Jencks sees his book as a political work, a work that he hopes will not only advance his own political views, but get Americans to re-evaluate one of their most cherished institutions. "I hope that the book won't have an effect on education so much as I hope it will affect the debate about social reform in the country. I went through the sixties like everyone else and I watched a whole kind of movement for social reform get blocked and channeled into educational strategies. The dramatic case is Head Start. Now I'm not against Head Start, I think it's a good program. The kids are having a good time and everything but I do not think it is a cure for poverty. I guess some of the people who promoted it did think it could cure poverty but I don't think they thought very hard about it. I would hope that the effect of the book would be to get people to think more realistically about the actual effect of education on economic inequality and poverty. Even if the book isn't thoroughly understood, if it gets people thinking about whether or not education is the right way to tackle that sort of problem seems to me a pretty important thing to do."

Many of Jencks's critics say that his well documented attacks on programs like Head Start will be used as ammunition to kill the projects, but Jencks strongly disagrees. "We've known for years that Head Start has had little effect, but Congress hasn't cut it out because people like it.

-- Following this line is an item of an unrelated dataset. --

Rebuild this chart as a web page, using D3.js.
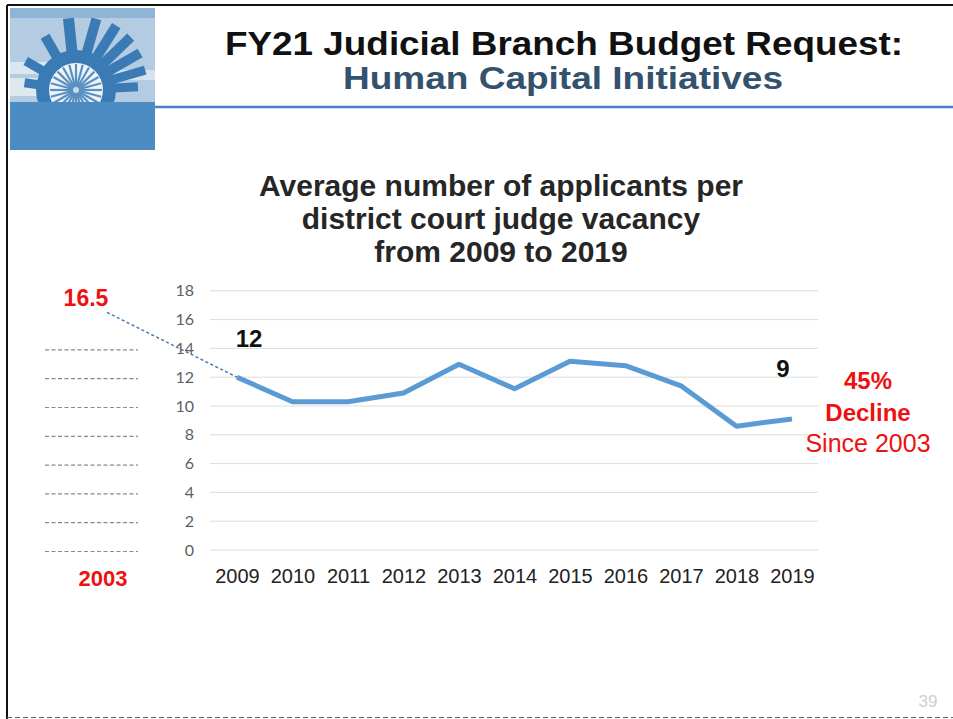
<!DOCTYPE html>
<html><head><meta charset="utf-8">
<script src="https://cdn.jsdelivr.net/npm/d3@7"></script>
<style>
html,body{margin:0;padding:0;background:#fff;}
svg{display:block;}
</style></head>
<body>
<svg id="c" width="953" height="719"></svg>
<script>
// ---- data ----
const years = ["2009","2010","2011","2012","2013","2014","2015","2016","2017","2018","2019"];
const applicants = [12.0, 10.3, 10.3, 10.9, 12.9, 11.2, 13.1, 12.8, 11.4, 8.6, 9.1];
const yTicks = [0, 2, 4, 6, 8, 10, 12, 14, 16, 18];
const leftDashTicks = [0, 2, 4, 6, 8, 10, 12, 14];
const baseYear = "2003";
const baseValue = 16.5;
const firstLabel = "12";
const lastLabel = "9";
const titleLines = ["FY21 Judicial Branch Budget Request:", "Human Capital Initiatives"];
const chartTitleLines = ["Average number of applicants per", "district court judge vacancy", "from 2009 to 2019"];
const declineLines = ["45%", "Decline", "Since 2003"];
const pageNumber = "39";

const svg = d3.select("#c");
const F = "'Liberation Sans', Arial, Helvetica, sans-serif";

// ---- slide frame ----
svg.append("line").attr("x1",7).attr("x2",953).attr("y1",5).attr("y2",5).attr("stroke","#111").attr("stroke-width",2);
svg.append("line").attr("x1",7).attr("x2",7).attr("y1",5).attr("y2",719).attr("stroke","#111").attr("stroke-width",2);
svg.append("line").attr("x1",7).attr("x2",953).attr("y1",717.5).attr("y2",717.5).attr("stroke","#666").attr("stroke-width",1).attr("stroke-dasharray","5,3");

// ---- logo ----
svg.append("defs").append("clipPath").attr("id","logoClip")
  .append("rect").attr("x",10).attr("y",8).attr("width",145).attr("height",142);
const logo = svg.append("g").attr("clip-path","url(#logoClip)");
logo.append("rect").attr("x",10).attr("y",8).attr("width",145).attr("height",142).attr("fill","#b4cce2");
logo.append("rect").attr("x",10).attr("y",8).attr("width",145).attr("height",10).attr("fill","#8fb4d8");
logo.append("rect").attr("x",10).attr("y",62).attr("width",60).attr("height",12).attr("fill","#dbe6f0");
logo.append("rect").attr("x",10).attr("y",78).attr("width",35).attr("height",18).attr("fill","#dde8f1");
logo.append("rect").attr("x",110).attr("y",70).attr("width",45).attr("height",10).attr("fill","#d6e2ee");
const cx = 76, cy = 90;
const rays = [[172,52,9],[150,58,9],[120,62,10],[96,72,11],[74,74,10],[58,76,10],[44,76,10],[30,74,10],[16,72,9],[3,62,9]];
rays.forEach(([a,len,w])=>{
  const r = a*Math.PI/180;
  const dx = Math.cos(r), dy = -Math.sin(r);
  const px = -dy*w/2, py = dx*w/2;
  const p = [[cx+px,cy+py],[cx+dx*len+px,cy+dy*len+py],[cx+dx*len-px,cy+dy*len-py],[cx-px,cy-py]];
  logo.append("polygon").attr("points",p.map(d=>d.join(",")).join(" ")).attr("fill","#3a7ab5");
});
logo.append("circle").attr("cx",cx).attr("cy",cy).attr("r",40).attr("fill","#3a7ab5");
logo.append("circle").attr("cx",cx).attr("cy",cy).attr("r",27).attr("fill","#eef3f8");
for (let i=0;i<24;i++){
  const r = i*15*Math.PI/180;
  logo.append("line").attr("x1",cx).attr("y1",cy).attr("x2",cx+Math.cos(r)*26).attr("y2",cy+Math.sin(r)*26)
    .attr("stroke","#5a8fc2").attr("stroke-width",2.2);
}
logo.append("circle").attr("cx",cx).attr("cy",cy).attr("r",3).attr("fill","#c9d9e8");
logo.append("rect").attr("x",10).attr("y",102).attr("width",145).attr("height",48).attr("fill","#4d8bc3");

// ---- header ----
svg.append("line").attr("x1",155).attr("x2",953).attr("y1",107).attr("y2",107).attr("stroke","#3f83cc").attr("stroke-width",2.5);
svg.append("text").attr("x",225).attr("y",55).attr("font-family",F).attr("font-weight","bold").attr("font-size",34)
  .attr("fill","#111").attr("textLength",678).attr("lengthAdjust","spacingAndGlyphs").text(titleLines[0]);
svg.append("text").attr("x",343).attr("y",89).attr("font-family",F).attr("font-weight","bold").attr("font-size",32)
  .attr("fill","#34526d").attr("textLength",440).attr("lengthAdjust","spacingAndGlyphs").text(titleLines[1]);

// ---- chart title ----
svg.append("g").selectAll("text").data(chartTitleLines).join("text")
  .attr("x",501).attr("y",(d,i)=>196+i*33).attr("text-anchor","middle")
  .attr("font-family",F).attr("font-weight","bold").attr("font-size",30).attr("fill","#262626").text(d=>d);

// ---- scales ----
const x = d3.scalePoint().domain(years).range([237, 792]);
const y = d3.scaleLinear().domain([0, 18]).range([550, 290.8]);
const xBase = 107; // position of the 2003 reference column

// gridlines
svg.append("g").selectAll("line").data(yTicks).join("line")
  .attr("x1",210).attr("x2",818).attr("y1",d=>y(d)).attr("y2",d=>y(d))
  .attr("stroke","#dcdcdc").attr("stroke-width",1);

// left dashed lines (2003 reference)
svg.append("g").selectAll("line").data(leftDashTicks).join("line")
  .attr("x1",45).attr("x2",138).attr("y1",d=>y(d)+1.5).attr("y2",d=>y(d)+1.5)
  .attr("stroke","#8a8a8a").attr("stroke-width",1.2).attr("stroke-dasharray","4,2.5");

// y axis
const yAxis = svg.append("g").attr("transform","translate(210,0)")
  .call(d3.axisLeft(y).tickValues(yTicks).tickSize(0).tickPadding(16));
yAxis.select(".domain").remove();
yAxis.selectAll("text").attr("font-family","Lato, 'Open Sans', sans-serif").attr("font-size",16).attr("fill","#606060");

// x axis
const xAxis = svg.append("g").attr("transform","translate(0,550)")
  .call(d3.axisBottom(x).tickSize(0).tickPadding(19));
xAxis.select(".domain").remove();
xAxis.selectAll("text").attr("font-family",F).attr("font-size",20).attr("fill","#222");

// dotted connector from 2003 value
svg.append("line").attr("x1",xBase).attr("y1",y(baseValue)).attr("x2",x(years[0])).attr("y2",y(applicants[0]))
  .attr("stroke","#4a78b0").attr("stroke-width",1.5).attr("stroke-dasharray","3,2.5");

// main line
const line = d3.line().x((d,i)=>x(years[i])).y(d=>y(d));
svg.append("path").datum(applicants).attr("d",line).attr("fill","none")
  .attr("stroke","#5b9bd5").attr("stroke-width",5).attr("stroke-linejoin","round");

// labels
svg.append("text").attr("x",86).attr("y",y(baseValue)-6).attr("text-anchor","middle")
  .attr("font-family",F).attr("font-weight","bold").attr("font-size",23).attr("fill","#ee1111").text(baseValue);
svg.append("text").attr("x",103).attr("y",586).attr("text-anchor","middle")
  .attr("font-family",F).attr("font-weight","bold").attr("font-size",22).attr("fill","#ee1111").text(baseYear);
svg.append("text").attr("x",x(years[0])+12).attr("y",347).attr("text-anchor","middle")
  .attr("font-family",F).attr("font-weight","bold").attr("font-size",24).attr("fill","#111").text(firstLabel);
svg.append("text").attr("x",x(years[years.length-1])-9).attr("y",377).attr("text-anchor","middle")
  .attr("font-family",F).attr("font-weight","bold").attr("font-size",24).attr("fill","#111").text(lastLabel);

svg.append("g").selectAll("text").data(declineLines).join("text")
  .attr("x",868).attr("y",(d,i)=>389+i*31.5).attr("text-anchor","middle")
  .attr("font-family",F).attr("font-weight",(d,i)=>i<2?"bold":"normal").attr("font-size",(d,i)=>i<2?24:25)
  .attr("fill","#ee1111").text(d=>d);

// page number
svg.append("text").attr("x",928).attr("y",707).attr("text-anchor","middle")
  .attr("font-family",F).attr("font-size",17).attr("fill","#cfcfcf").text(pageNumber);
</script>
</body></html>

Even if head Start and other programs don't have a long term effect if it's satisfactory to the parents, and the kids seem to be enjoying it, it can maintain itself politically because of what it does in the short run."

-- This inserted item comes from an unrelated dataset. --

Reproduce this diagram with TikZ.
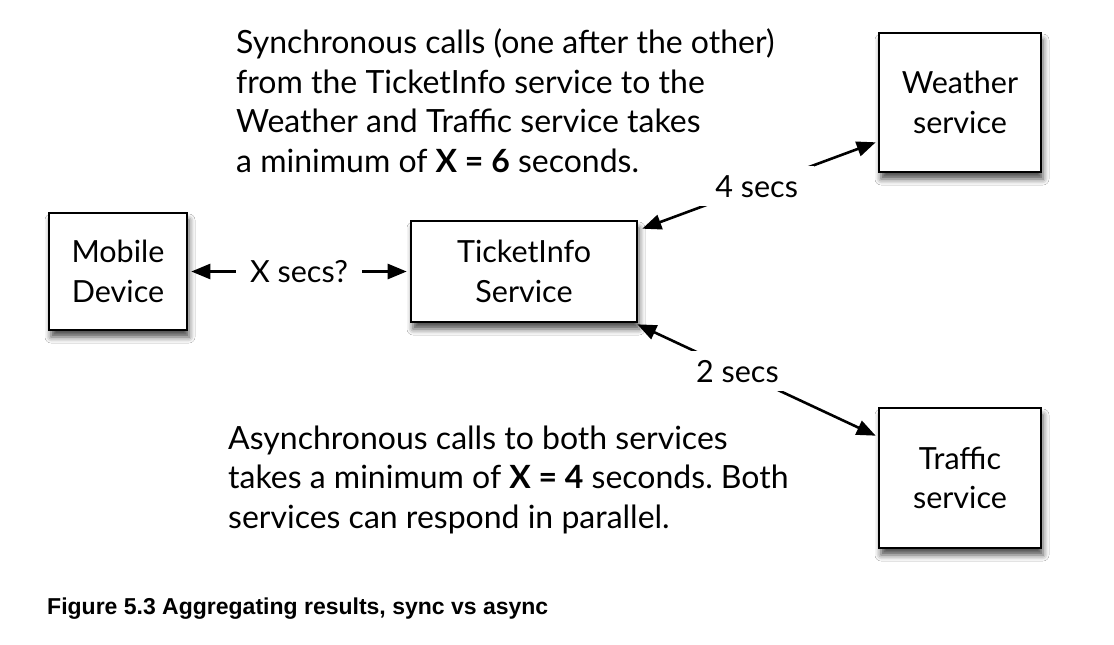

The New York Times and others have also cried out that Jencks's findings may only serve to lessen aid to the nation's schools that are so desperately in need of funds. But Jencks believes that his criticism will actually help the schools. "If schools were less obsessed with trying to teach the skills that they presume will be the keys to economic success later in life, then schools might be nicer places to be in while you were there. I hope that by saying that there isn't that great a link between what you teach a person in school and whether or not they make a buck later you can force schools to justify themselves in their own right, that they're doing something that is interesting and intrinsically worth doing rather than that you're going to get a reward later."

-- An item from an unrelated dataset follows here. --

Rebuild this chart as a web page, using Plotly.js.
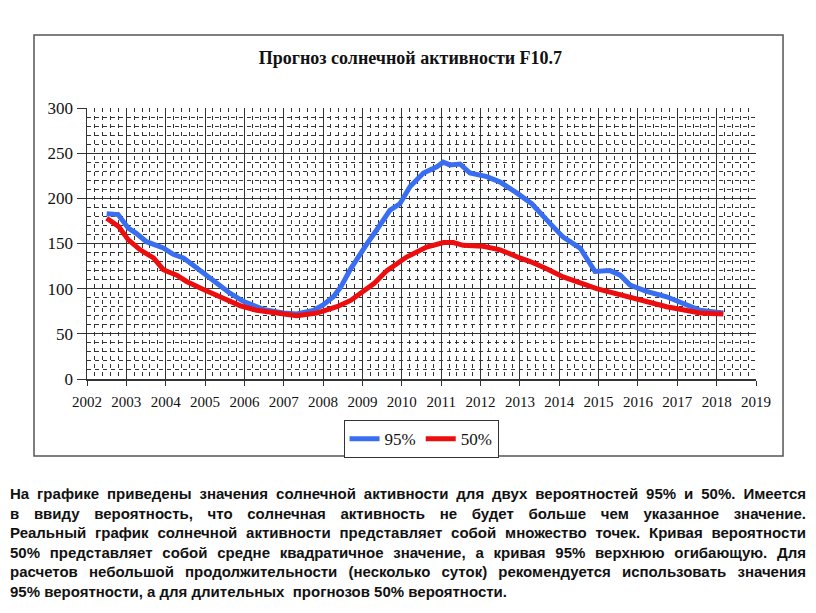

One of the more controversial issues raised by Jencks is the question of busing. Although school integration reduces the gap between blacks and whites by only 20 per cent according to Jencks, busing should not be debated on its educational merits, but rather on its effects on society. "If we want a segregated society," he says, "we should have segregated schools. If we want a desegregated society, we should have desegregated schools." And Jencks feels that his study can be used by pro-busing factions even in their present line of argument. "Armor's estimate is that desegregation has no effect on student achievement," he said referring to David Armor, associate professor of Sociology, whose recent study on busing showed that school integration had no effect on the gap between black and white student achievement. "We're more optimistic than that and say that busing reduces the gap between black and white achievement levels by about 25 per cent. What we've provided is ammunition for the pro-busers."

EVEN MORE CONTROVERSIAL than his busing statements are Jencks's findings on the role of genetics in determining educational and economic inequality. "Since the collapse of the liberal Democratic coalition in the late 1960's," he writes, "several leading academic psychologists have written articles arguing that genes play a significant role in determining I.Q. scores. This argument, while often overstated, is undeniably correct."